I told her I was scared of dying, too, and most people were, and I didn’t know what to do about it yet. And then I found myself saying, “That won’t happen for a long, long time, when you are very, very old.” It was the same bland evasion that had infuriated me coming from my parents.
I remember suspecting my parents were keeping the real knowledge of death from me because they thought I wasn’t ready to know the truth, but of course they didn’t know it, either. They weren’t ready then, just as I am not ready now. After almost forty years of thinking about death every day, I can’t believe I have to come back here and start all over again.

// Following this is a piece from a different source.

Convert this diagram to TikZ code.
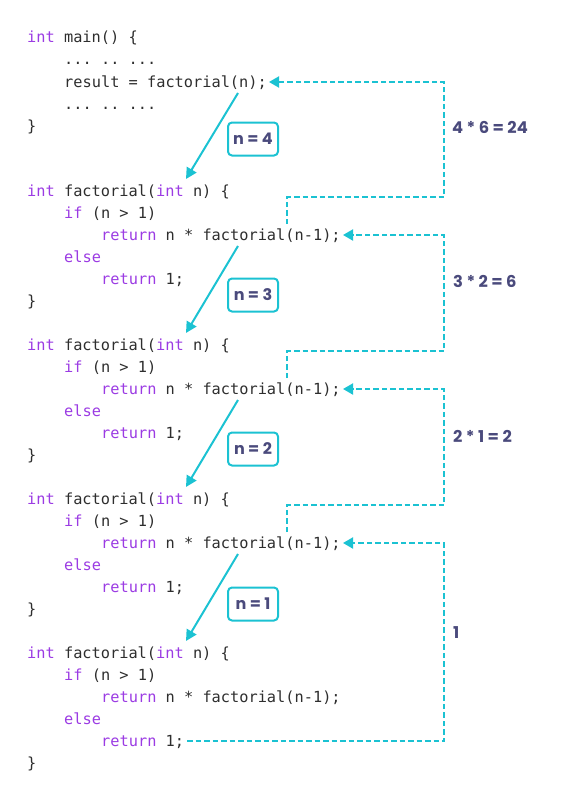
\documentclass[tikz,border=0pt]{standalone}
\usepackage{fontspec}
\setmonofont{DejaVu Sans Mono}
\newfontfamily\lblfont{Poppins}
\usetikzlibrary{arrows.meta}
\definecolor{kwc}{HTML}{9B3BE3}
\definecolor{codetext}{HTML}{2E2E2E}
\definecolor{cy}{HTML}{1BC2D2}
\definecolor{lbl}{HTML}{4A4A7C}
\newcommand{\kwd}[1]{\textcolor{kwc}{#1}}
\begin{document}
\begin{tikzpicture}[x=1pt,y=-1pt,
 codeline/.style={anchor=base west, inner sep=0pt, font=\fontsize{15.3}{18}\ttfamily, text=codetext},
 nbox/.style={draw=cy, line width=2pt, rounded corners=4pt, minimum width=50pt, minimum height=33pt, inner sep=0pt, font=\lblfont\bfseries\fontsize{16}{18}\selectfont, text=lbl},
 prodlabel/.style={anchor=west, inner sep=0pt, font=\lblfont\bfseries\fontsize{16.3}{18}\selectfont, text=lbl},
 callarrow/.style={draw=cy, line width=2pt, -{Triangle[length=11pt,width=11pt]}},
 retarrow/.style={draw=cy, line width=1.9pt, dash pattern=on 5.5pt off 3pt, -{Triangle[length=10pt,width=11pt]}}]
\useasboundingbox (0,0) rectangle (570,800);

% main
\node[codeline] (m1) at (27,43) {\kwd{int} main() \{};
\node[codeline] (m2) at (64,65) {... .. ...};
\node[codeline] (m3) at (64,87) {result = factorial(n);};
\node[codeline] (m4) at (64,109) {... .. ...};
\node[codeline] (m5) at (27,131) {\}};
\coordinate (call0) at (238,93);
\coordinate (tip0) at (269,82);

% factorial blocks
\foreach \k in {1,...,4} {
  \pgfmathsetmacro\B{191+154*(\k-1)}
  \node[codeline] (b\k l1) at (27,\B+5) {\kwd{int} factorial(\kwd{int} n) \{};
  \node[codeline] (b\k l2) at (64,\B+27) {\kwd{if} (n > 1)};
  \node[codeline] (b\k l3) at (101,\B+49) {\kwd{return} n * factorial(n-1);};
  \node[codeline] (b\k l4) at (64,\B+71) {\kwd{else}};
  \node[codeline] (b\k l5) at (101,\B+93) {\kwd{return} 1;};
  \node[codeline] (b\k l6) at (27,\B+115) {\}};
  \coordinate (in\k) at (186,\B-12);
  \coordinate (call\k) at (238,\B+55);
  \coordinate (tip\k) at (343,\B+44);
  \coordinate (up\k) at (287,\B+33);
  \coordinate (top\k) at (287,\B+6);
  \coordinate (rt\k) at (444,\B+6);
}

% call arrows
\draw[callarrow] (call0) -- (in1);
\draw[callarrow] (call1) -- (in2);
\draw[callarrow] (call2) -- (in3);
\draw[callarrow] (call3) -- (in4);

% n boxes
\node[nbox] (n4) at (253,139) {n = 4};
\node[nbox] (n3) at (253,295) {n = 3};
\node[nbox] (n2) at (253,449) {n = 2};
\node[nbox] (n1) at (253,604) {n = 1};

% return arrows
\draw[retarrow] (up1) -- (top1) -- (rt1) -- (rt1 |- tip0) -- (tip0);
\draw[retarrow] (up2) -- (top2) -- (rt2) -- (rt2 |- tip1) -- (tip1);
\draw[retarrow] (up3) -- (top3) -- (rt3) -- (rt3 |- tip2) -- (tip2);
\coordinate (ret4) at (187,741);
\coordinate (ret4r) at (444,741);
\draw[retarrow] (ret4) -- (ret4r) -- (ret4r |- tip3) -- (tip3);

% product labels
\node[prodlabel] (p1) at (452,127) {4 * 6 = 24};
\node[prodlabel] (p2) at (453,281) {3 * 2 = 6};
\node[prodlabel] (p3) at (453,436) {2 * 1 = 2};
\node[prodlabel] (p4) at (453,633) {1};
\end{tikzpicture}
\end{document}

So I told Beatrice that I didn’t know why people die, or what happens after, or how it feels, but that I still hoped someday I might understand. That with time and concentration and patience, I thought someday she might, too. I told her that if you are privileged enough to have a good death, not cut short by violence or illness or misfortune, and if you are privileged enough to have a good life, with space and time to put your mind to it, I think it’s possible to die with grace and courage.
And then I told her my wish, the same thing I’ve been wishing on every penny I’ve thrown in every well since I was five years old. I wish that when I die, in the last instant, I finally understand, and I’m ready, and I’m not afraid.
*
Finishing a mount is something like Dead Animal Beauty School. There’s a lot of pinning and tucking and tweezing and fluffing. The goal is an animal that appears warm, vital, and present, suspended forever in the middle of its mysterious life.
I painted the parts of the coyote’s skin not covered with fur, since the natural pigment in a coyote’s nose or toe pads will fade over time. I cleaned the fur with Herbal Essences dry shampoo and a hair dryer. I added a tiny dab of Mod Podge to his nose and lips and eyes to make them look slightly wet.
The coyote is displayed in my living room, with a badger and some starlings and the death mask and the framed photos of my children and a lot of arcane books of theology that I thought I understood in college but did not understand at all. Sometime soon I’ll try again, with the theology or with some other thing. I’ll go and sit in the garage, head bowed over a strip of stubborn flesh, and pray to God in his perfection, distant and whole and clean; to Mary, shaking in sweat, with blood-covered thighs; and to Jesus, before and after death—and whatever messy process put his body back together again.